There are a number of differences between the corporate structure of the Company and that of a public limited company incorporated in the UK under the Companies Act. While the Directors consider that it is appropriate to retain the majority of the usual features of a U.S. corporation, they have taken certain actions, where practicable, to meet UK standard practice. However, investors should be aware that the rights of stockholders in the Company may be different from the rights of shareholders in a UK incorporated company.
The corporation law of Delaware establishes a different governance and executive management structure from that of a typical English company. The control and management of the Company is divided between Shareholders, a Board of Directors and officers of the Company. The Board is elected by the Shareholders at a meeting called for that purpose. The Board is entitled to exercise its powers through committees and to appoint officers. Officers have general powers and duties of day-to-day supervision and management of the Company.
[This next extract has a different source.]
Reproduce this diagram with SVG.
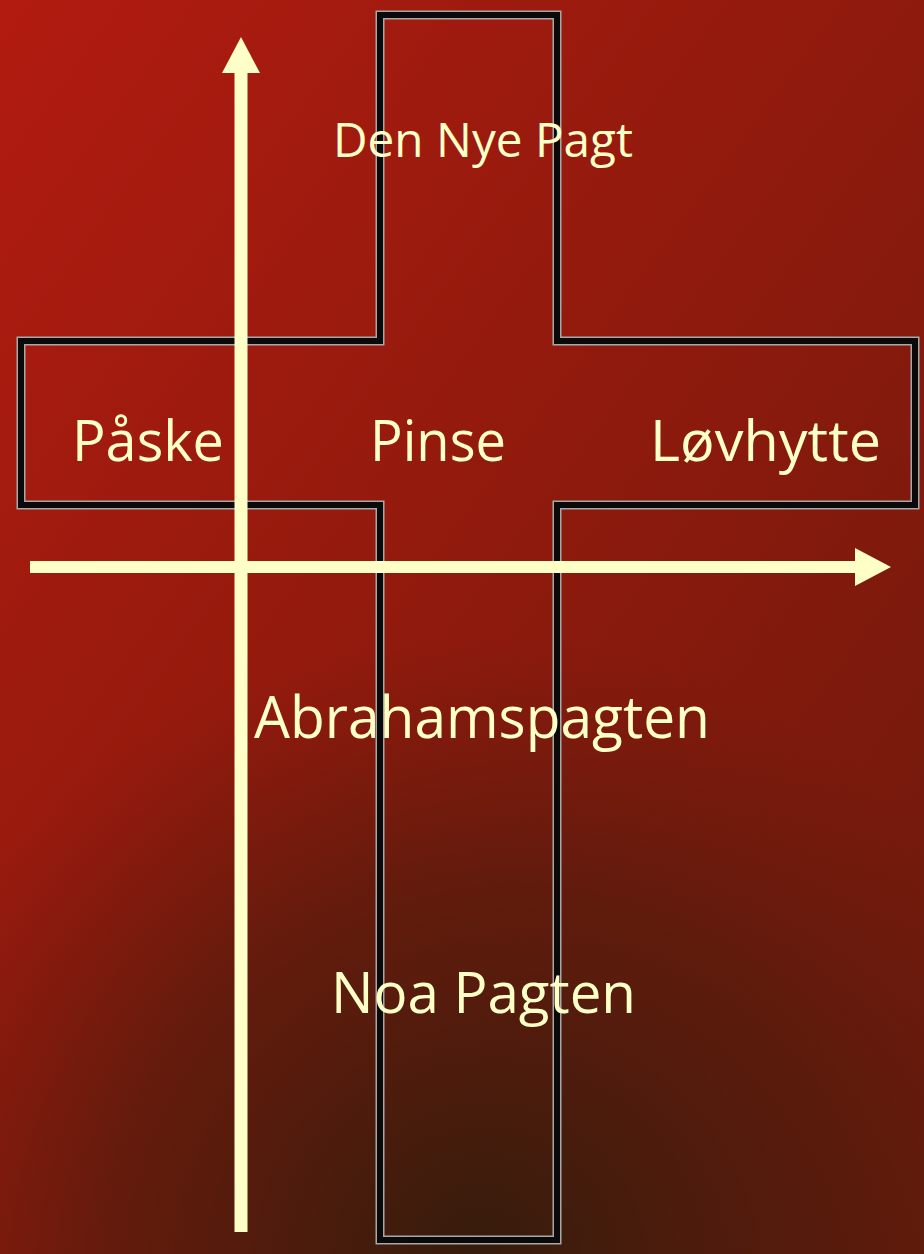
<svg xmlns="http://www.w3.org/2000/svg" width="924" height="1254" viewBox="0 0 924 1254">
  <defs>
    <linearGradient id="bg" x1="0" y1="0" x2="1" y2="1">
      <stop offset="0" stop-color="#B21B10"/>
      <stop offset="0.5" stop-color="#8E1A0D"/>
      <stop offset="1" stop-color="#6A1A0C"/>
    </linearGradient>
    <radialGradient id="shade" cx="480" cy="1254" r="620" gradientUnits="userSpaceOnUse">
      <stop offset="0" stop-color="#351C0C" stop-opacity="1"/>
      <stop offset="0.6" stop-color="#4A1C0C" stop-opacity="0.6"/>
      <stop offset="1" stop-color="#5A1A0C" stop-opacity="0"/>
    </radialGradient>
    <style>
      .lbl { font-family: "Open Sans", "Liberation Sans", sans-serif; fill: #FFFFC8; }
      .arrow { stroke: #FFFFC8; fill: none; }
      .head { fill: #FFFFC8; }
      .edge { fill: none; stroke: #A8A8A8; stroke-width: 9; stroke-linejoin: miter; }
      .core { fill: none; stroke: #0A0A0A; stroke-width: 6; stroke-linejoin: miter; }
    </style>
  </defs>
  <rect x="0" y="0" width="924" height="1254" fill="url(#bg)"/>
  <rect x="0" y="0" width="924" height="1254" fill="url(#shade)"/>

  <g id="cross">
    <path class="edge" d="M380,15 H557 V341 H915 V505 H557 V1240 H380 V505 H21 V341 H380 Z"/>
    <path class="core" d="M380,15 H557 V341 H915 V505 H557 V1240 H380 V505 H21 V341 H380 Z"/>
  </g>

  <g id="connectors">
    <line class="arrow" x1="241" y1="1232" x2="241" y2="72" stroke-width="13"/>
    <path class="head" d="M241,37 L260,73 L222,73 Z"/>
    <line class="arrow" x1="30" y1="567" x2="856" y2="567" stroke-width="12"/>
    <path class="head" d="M891,567 L855,548 L855,586 Z"/>
  </g>

  <g id="node-den-nye-pagt">
    <text class="lbl" x="333" y="157" font-size="48" textLength="300" lengthAdjust="spacingAndGlyphs">Den Nye Pagt</text>
  </g>
  <g id="node-paske">
    <text class="lbl" x="72" y="461" font-size="57" textLength="152" lengthAdjust="spacingAndGlyphs">Påske</text>
  </g>
  <g id="node-pinse">
    <text class="lbl" x="370" y="461" font-size="57" textLength="136" lengthAdjust="spacingAndGlyphs">Pinse</text>
  </g>
  <g id="node-lovhytte">
    <text class="lbl" x="650" y="461" font-size="57" textLength="231" lengthAdjust="spacingAndGlyphs">Løvhytte</text>
  </g>
  <g id="node-abrahamspagten">
    <text class="lbl" x="254" y="738" font-size="59" textLength="456" lengthAdjust="spacingAndGlyphs">Abrahamspagten</text>
  </g>
  <g id="node-noa-pagten">
    <text class="lbl" x="331" y="1013" font-size="56" textLength="305" lengthAdjust="spacingAndGlyphs">Noa Pagten</text>
  </g>
</svg>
For example, the functions of ‘‘Managing Director’’ and ‘‘Finance Director’’ in English companies are typically undertaken in a Delaware corporation by the Chief Executive Officer and Chief Financial Officer, respectively (who in these roles are officers, and not directors, of the Company).
The Directors are committed to maintaining high standards of corporate governance. They intend to take account of the requirements of the UK Combined Code on Corporate Governance to the extent they consider it appropriate having regard to the Company’s size, stage of development and resources, and the fact that Planet Payment, Inc. is incorporated in the U.S. rather than the UK. The roles of chairman and chief executive officer in the Company are currently exercised by one person, Philip Beck. The Directors believe that Mr. Beck’s holding of this dual role is in the Company’s best interests, given the current stage of the Company’s development. The Directors will monitor this structure going forward.
Lady Barbara Judge and Cameron McColl are regarded by the Company as independent non-executive directors for the purposes of the Combined Code. The Company is not currently subject to the rules, regulations and corporate governance requirements imposed upon U.S. public companies in particular under the Sarbanes-Oxley Act of 2002. However, the Directors do intend to take into account U.S. corporate governance best practices going forward.
The Board currently consists of six members, three of whom are non-executive Directors. The Board is divided into three classes. Directors are assigned to each class in accordance with the Company’s Bylaws and resolutions adopted by the Board, with the number of directors in each class to be divided as equally as reasonably possible. At each annual meeting of shareholders, one class of Directors is nominated for re-election, while the other classes are not. With respect to the class up for re-election, Directors are then elected for a new three-year term. This structure is intended to provide greater stability on the Board, as it staggers the turnover of the Board over three years.
In recognition of the particular circumstances of time and travel commitments of the non-executive Directors and to attract such non-executive Directors, the Company has agreed to provide annual cash remuneration to non-executive directors, together with additional incentivisation by awards of share options. In doing so, the Company has taken into account the remuneration packages typically put in place for non-executive directors in the U.S. (which often include such awards) and the UK, and the benefits of aligning the non-executive Directors’ interests with those of Shareholders in the Company.
The Company will hold regular board meetings. The Directors will be responsible for formulating, reviewing and approving the Company’s strategy, budget and major capital expenditures. The Directors have established an audit committee, a remuneration committee and a nomination committee with formally delegated rules and responsibilities. For further information on the Board Committees see Committees
The Directors intend to comply with Rule 21 of the AIM Rules relating to dealings by directors of the Company, and will take all reasonable steps to ensure compliance by the Company’s applicable employees. The Company has adopted a share dealing code for its Directors,officers and employees to facilitate compliance with this rule.